Return, word for word, every line that follows.
****
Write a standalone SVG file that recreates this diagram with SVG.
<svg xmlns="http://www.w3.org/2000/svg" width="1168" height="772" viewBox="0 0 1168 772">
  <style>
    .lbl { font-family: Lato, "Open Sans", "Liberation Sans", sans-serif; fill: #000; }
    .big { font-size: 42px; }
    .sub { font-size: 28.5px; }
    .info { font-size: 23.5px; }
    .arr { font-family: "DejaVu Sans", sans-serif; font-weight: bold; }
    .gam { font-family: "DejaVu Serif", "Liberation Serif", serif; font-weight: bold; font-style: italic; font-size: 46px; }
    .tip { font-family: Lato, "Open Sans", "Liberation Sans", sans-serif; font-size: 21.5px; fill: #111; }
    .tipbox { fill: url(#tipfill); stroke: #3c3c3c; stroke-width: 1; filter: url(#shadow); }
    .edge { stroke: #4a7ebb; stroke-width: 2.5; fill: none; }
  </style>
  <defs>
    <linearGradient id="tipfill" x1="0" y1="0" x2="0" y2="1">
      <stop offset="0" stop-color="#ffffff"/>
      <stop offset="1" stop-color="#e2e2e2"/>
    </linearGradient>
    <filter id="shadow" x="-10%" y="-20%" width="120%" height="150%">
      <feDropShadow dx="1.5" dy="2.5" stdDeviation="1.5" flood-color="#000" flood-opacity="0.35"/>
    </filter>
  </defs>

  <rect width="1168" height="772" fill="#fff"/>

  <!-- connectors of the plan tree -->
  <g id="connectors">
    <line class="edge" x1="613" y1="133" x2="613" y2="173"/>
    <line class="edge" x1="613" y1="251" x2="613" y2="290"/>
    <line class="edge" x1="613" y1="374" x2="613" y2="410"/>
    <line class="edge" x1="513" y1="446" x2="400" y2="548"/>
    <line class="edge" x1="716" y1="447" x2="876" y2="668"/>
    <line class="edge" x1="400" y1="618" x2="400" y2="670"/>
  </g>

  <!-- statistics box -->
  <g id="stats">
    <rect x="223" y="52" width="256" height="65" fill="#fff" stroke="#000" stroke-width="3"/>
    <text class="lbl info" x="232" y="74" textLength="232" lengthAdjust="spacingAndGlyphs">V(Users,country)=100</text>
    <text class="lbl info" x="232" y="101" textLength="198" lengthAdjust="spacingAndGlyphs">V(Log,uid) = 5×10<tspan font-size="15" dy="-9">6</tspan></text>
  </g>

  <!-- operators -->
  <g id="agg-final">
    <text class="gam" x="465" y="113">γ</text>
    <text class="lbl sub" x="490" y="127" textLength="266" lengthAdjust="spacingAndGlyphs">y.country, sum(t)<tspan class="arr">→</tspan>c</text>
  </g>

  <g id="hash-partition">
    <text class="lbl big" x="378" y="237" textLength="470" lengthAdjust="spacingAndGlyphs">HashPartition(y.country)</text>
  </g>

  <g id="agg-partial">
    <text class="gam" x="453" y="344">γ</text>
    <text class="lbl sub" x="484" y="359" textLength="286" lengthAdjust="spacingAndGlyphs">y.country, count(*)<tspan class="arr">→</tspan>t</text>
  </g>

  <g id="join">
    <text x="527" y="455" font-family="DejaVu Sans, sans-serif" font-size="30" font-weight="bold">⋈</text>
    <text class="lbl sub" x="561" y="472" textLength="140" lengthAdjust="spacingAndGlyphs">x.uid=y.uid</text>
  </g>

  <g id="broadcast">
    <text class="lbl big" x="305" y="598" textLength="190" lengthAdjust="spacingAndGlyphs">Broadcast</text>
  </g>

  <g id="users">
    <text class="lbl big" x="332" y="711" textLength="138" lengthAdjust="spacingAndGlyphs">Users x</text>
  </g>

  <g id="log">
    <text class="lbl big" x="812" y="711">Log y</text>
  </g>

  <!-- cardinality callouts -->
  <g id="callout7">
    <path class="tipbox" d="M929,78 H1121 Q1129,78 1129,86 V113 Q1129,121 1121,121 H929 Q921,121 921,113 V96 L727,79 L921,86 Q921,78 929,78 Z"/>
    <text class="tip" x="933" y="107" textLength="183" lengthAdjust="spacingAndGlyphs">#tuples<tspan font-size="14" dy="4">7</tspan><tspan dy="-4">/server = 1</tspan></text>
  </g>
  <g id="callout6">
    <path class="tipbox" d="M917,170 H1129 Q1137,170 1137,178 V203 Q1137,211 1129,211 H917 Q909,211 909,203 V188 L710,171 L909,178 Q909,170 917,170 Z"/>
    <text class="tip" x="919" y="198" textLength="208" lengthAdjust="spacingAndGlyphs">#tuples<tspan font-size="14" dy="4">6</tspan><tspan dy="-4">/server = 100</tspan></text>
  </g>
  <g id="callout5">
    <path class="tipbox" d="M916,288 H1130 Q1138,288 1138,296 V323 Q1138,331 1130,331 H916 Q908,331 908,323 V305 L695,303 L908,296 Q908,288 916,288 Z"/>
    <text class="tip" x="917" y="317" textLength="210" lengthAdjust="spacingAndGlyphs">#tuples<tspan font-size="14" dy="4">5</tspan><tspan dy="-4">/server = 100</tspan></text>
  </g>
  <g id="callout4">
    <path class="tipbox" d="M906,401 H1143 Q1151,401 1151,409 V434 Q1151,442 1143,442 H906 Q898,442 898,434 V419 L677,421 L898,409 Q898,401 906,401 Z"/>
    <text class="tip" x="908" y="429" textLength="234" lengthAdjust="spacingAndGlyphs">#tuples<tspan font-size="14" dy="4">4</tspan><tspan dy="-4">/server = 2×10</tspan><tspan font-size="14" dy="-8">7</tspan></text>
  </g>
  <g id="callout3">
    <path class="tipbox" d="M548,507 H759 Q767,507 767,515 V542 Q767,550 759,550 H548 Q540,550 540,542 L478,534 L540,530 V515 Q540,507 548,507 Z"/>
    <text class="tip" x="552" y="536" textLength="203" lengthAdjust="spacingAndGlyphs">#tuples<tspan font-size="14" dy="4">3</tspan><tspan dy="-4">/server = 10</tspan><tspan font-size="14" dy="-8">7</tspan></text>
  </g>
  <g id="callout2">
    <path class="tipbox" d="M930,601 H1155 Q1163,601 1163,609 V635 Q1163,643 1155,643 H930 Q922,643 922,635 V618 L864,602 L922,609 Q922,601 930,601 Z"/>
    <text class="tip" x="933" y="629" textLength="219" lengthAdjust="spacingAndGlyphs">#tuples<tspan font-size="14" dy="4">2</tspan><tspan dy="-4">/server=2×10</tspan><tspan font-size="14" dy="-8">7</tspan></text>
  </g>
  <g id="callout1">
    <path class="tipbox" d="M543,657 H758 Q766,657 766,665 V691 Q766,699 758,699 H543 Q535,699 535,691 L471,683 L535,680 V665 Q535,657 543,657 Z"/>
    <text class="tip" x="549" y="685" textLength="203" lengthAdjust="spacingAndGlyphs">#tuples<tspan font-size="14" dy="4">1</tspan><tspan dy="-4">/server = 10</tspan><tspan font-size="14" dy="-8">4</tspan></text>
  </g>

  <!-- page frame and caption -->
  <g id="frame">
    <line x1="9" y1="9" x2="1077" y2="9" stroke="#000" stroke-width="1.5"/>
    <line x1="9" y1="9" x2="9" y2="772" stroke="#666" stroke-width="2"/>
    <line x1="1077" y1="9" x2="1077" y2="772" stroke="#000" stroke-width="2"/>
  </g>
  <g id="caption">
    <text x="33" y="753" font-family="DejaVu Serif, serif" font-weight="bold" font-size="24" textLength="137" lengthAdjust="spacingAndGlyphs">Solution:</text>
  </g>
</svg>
****
Solution to this exercise |
Write a standalone SVG file that recreates this diagram with SVG.
<svg xmlns="http://www.w3.org/2000/svg" width="1168" height="772" viewBox="0 0 1168 772">
  <style>
    .lbl { font-family: Lato, "Open Sans", "Liberation Sans", sans-serif; fill: #000; }
    .big { font-size: 42px; }
    .sub { font-size: 28.5px; }
    .info { font-size: 23.5px; }
    .arr { font-family: "DejaVu Sans", sans-serif; font-weight: bold; }
    .gam { font-family: "DejaVu Serif", "Liberation Serif", serif; font-weight: bold; font-style: italic; font-size: 46px; }
    .tip { font-family: Lato, "Open Sans", "Liberation Sans", sans-serif; font-size: 21.5px; fill: #111; }
    .tipbox { fill: url(#tipfill); stroke: #3c3c3c; stroke-width: 1; filter: url(#shadow); }
    .edge { stroke: #4a7ebb; stroke-width: 2.5; fill: none; }
  </style>
  <defs>
    <linearGradient id="tipfill" x1="0" y1="0" x2="0" y2="1">
      <stop offset="0" stop-color="#ffffff"/>
      <stop offset="1" stop-color="#e2e2e2"/>
    </linearGradient>
    <filter id="shadow" x="-10%" y="-20%" width="120%" height="150%">
      <feDropShadow dx="1.5" dy="2.5" stdDeviation="1.5" flood-color="#000" flood-opacity="0.35"/>
    </filter>
  </defs>

  <rect width="1168" height="772" fill="#fff"/>

  <!-- connectors of the plan tree -->
  <g id="connectors">
    <line class="edge" x1="613" y1="133" x2="613" y2="173"/>
    <line class="edge" x1="613" y1="251" x2="613" y2="290"/>
    <line class="edge" x1="613" y1="374" x2="613" y2="410"/>
    <line class="edge" x1="513" y1="446" x2="400" y2="548"/>
    <line class="edge" x1="716" y1="447" x2="876" y2="668"/>
    <line class="edge" x1="400" y1="618" x2="400" y2="670"/>
  </g>

  <!-- statistics box -->
  <g id="stats">
    <rect x="223" y="52" width="256" height="65" fill="#fff" stroke="#000" stroke-width="3"/>
    <text class="lbl info" x="232" y="74" textLength="232" lengthAdjust="spacingAndGlyphs">V(Users,country)=100</text>
    <text class="lbl info" x="232" y="101" textLength="198" lengthAdjust="spacingAndGlyphs">V(Log,uid) = 5×10<tspan font-size="15" dy="-9">6</tspan></text>
  </g>

  <!-- operators -->
  <g id="agg-final">
    <text class="gam" x="465" y="113">γ</text>
    <text class="lbl sub" x="490" y="127" textLength="266" lengthAdjust="spacingAndGlyphs">y.country, sum(t)<tspan class="arr">→</tspan>c</text>
  </g>

  <g id="hash-partition">
    <text class="lbl big" x="378" y="237" textLength="470" lengthAdjust="spacingAndGlyphs">HashPartition(y.country)</text>
  </g>

  <g id="agg-partial">
    <text class="gam" x="453" y="344">γ</text>
    <text class="lbl sub" x="484" y="359" textLength="286" lengthAdjust="spacingAndGlyphs">y.country, count(*)<tspan class="arr">→</tspan>t</text>
  </g>

  <g id="join">
    <text x="527" y="455" font-family="DejaVu Sans, sans-serif" font-size="30" font-weight="bold">⋈</text>
    <text class="lbl sub" x="561" y="472" textLength="140" lengthAdjust="spacingAndGlyphs">x.uid=y.uid</text>
  </g>

  <g id="broadcast">
    <text class="lbl big" x="305" y="598" textLength="190" lengthAdjust="spacingAndGlyphs">Broadcast</text>
  </g>

  <g id="users">
    <text class="lbl big" x="332" y="711" textLength="138" lengthAdjust="spacingAndGlyphs">Users x</text>
  </g>

  <g id="log">
    <text class="lbl big" x="812" y="711">Log y</text>
  </g>

  <!-- cardinality callouts -->
  <g id="callout7">
    <path class="tipbox" d="M929,78 H1121 Q1129,78 1129,86 V113 Q1129,121 1121,121 H929 Q921,121 921,113 V96 L727,79 L921,86 Q921,78 929,78 Z"/>
    <text class="tip" x="933" y="107" textLength="183" lengthAdjust="spacingAndGlyphs">#tuples<tspan font-size="14" dy="4">7</tspan><tspan dy="-4">/server = 1</tspan></text>
  </g>
  <g id="callout6">
    <path class="tipbox" d="M917,170 H1129 Q1137,170 1137,178 V203 Q1137,211 1129,211 H917 Q909,211 909,203 V188 L710,171 L909,178 Q909,170 917,170 Z"/>
    <text class="tip" x="919" y="198" textLength="208" lengthAdjust="spacingAndGlyphs">#tuples<tspan font-size="14" dy="4">6</tspan><tspan dy="-4">/server = 100</tspan></text>
  </g>
  <g id="callout5">
    <path class="tipbox" d="M916,288 H1130 Q1138,288 1138,296 V323 Q1138,331 1130,331 H916 Q908,331 908,323 V305 L695,303 L908,296 Q908,288 916,288 Z"/>
    <text class="tip" x="917" y="317" textLength="210" lengthAdjust="spacingAndGlyphs">#tuples<tspan font-size="14" dy="4">5</tspan><tspan dy="-4">/server = 100</tspan></text>
  </g>
  <g id="callout4">
    <path class="tipbox" d="M906,401 H1143 Q1151,401 1151,409 V434 Q1151,442 1143,442 H906 Q898,442 898,434 V419 L677,421 L898,409 Q898,401 906,401 Z"/>
    <text class="tip" x="908" y="429" textLength="234" lengthAdjust="spacingAndGlyphs">#tuples<tspan font-size="14" dy="4">4</tspan><tspan dy="-4">/server = 2×10</tspan><tspan font-size="14" dy="-8">7</tspan></text>
  </g>
  <g id="callout3">
    <path class="tipbox" d="M548,507 H759 Q767,507 767,515 V542 Q767,550 759,550 H548 Q540,550 540,542 L478,534 L540,530 V515 Q540,507 548,507 Z"/>
    <text class="tip" x="552" y="536" textLength="203" lengthAdjust="spacingAndGlyphs">#tuples<tspan font-size="14" dy="4">3</tspan><tspan dy="-4">/server = 10</tspan><tspan font-size="14" dy="-8">7</tspan></text>
  </g>
  <g id="callout2">
    <path class="tipbox" d="M930,601 H1155 Q1163,601 1163,609 V635 Q1163,643 1155,643 H930 Q922,643 922,635 V618 L864,602 L922,609 Q922,601 930,601 Z"/>
    <text class="tip" x="933" y="629" textLength="219" lengthAdjust="spacingAndGlyphs">#tuples<tspan font-size="14" dy="4">2</tspan><tspan dy="-4">/server=2×10</tspan><tspan font-size="14" dy="-8">7</tspan></text>
  </g>
  <g id="callout1">
    <path class="tipbox" d="M543,657 H758 Q766,657 766,665 V691 Q766,699 758,699 H543 Q535,699 535,691 L471,683 L535,680 V665 Q535,657 543,657 Z"/>
    <text class="tip" x="549" y="685" textLength="203" lengthAdjust="spacingAndGlyphs">#tuples<tspan font-size="14" dy="4">1</tspan><tspan dy="-4">/server = 10</tspan><tspan font-size="14" dy="-8">4</tspan></text>
  </g>

  <!-- page frame and caption -->
  <g id="frame">
    <line x1="9" y1="9" x2="1077" y2="9" stroke="#000" stroke-width="1.5"/>
    <line x1="9" y1="9" x2="9" y2="772" stroke="#666" stroke-width="2"/>
    <line x1="1077" y1="9" x2="1077" y2="772" stroke="#000" stroke-width="2"/>
  </g>
  <g id="caption">
    <text x="33" y="753" font-family="DejaVu Serif, serif" font-weight="bold" font-size="24" textLength="137" lengthAdjust="spacingAndGlyphs">Solution:</text>
  </g>
</svg>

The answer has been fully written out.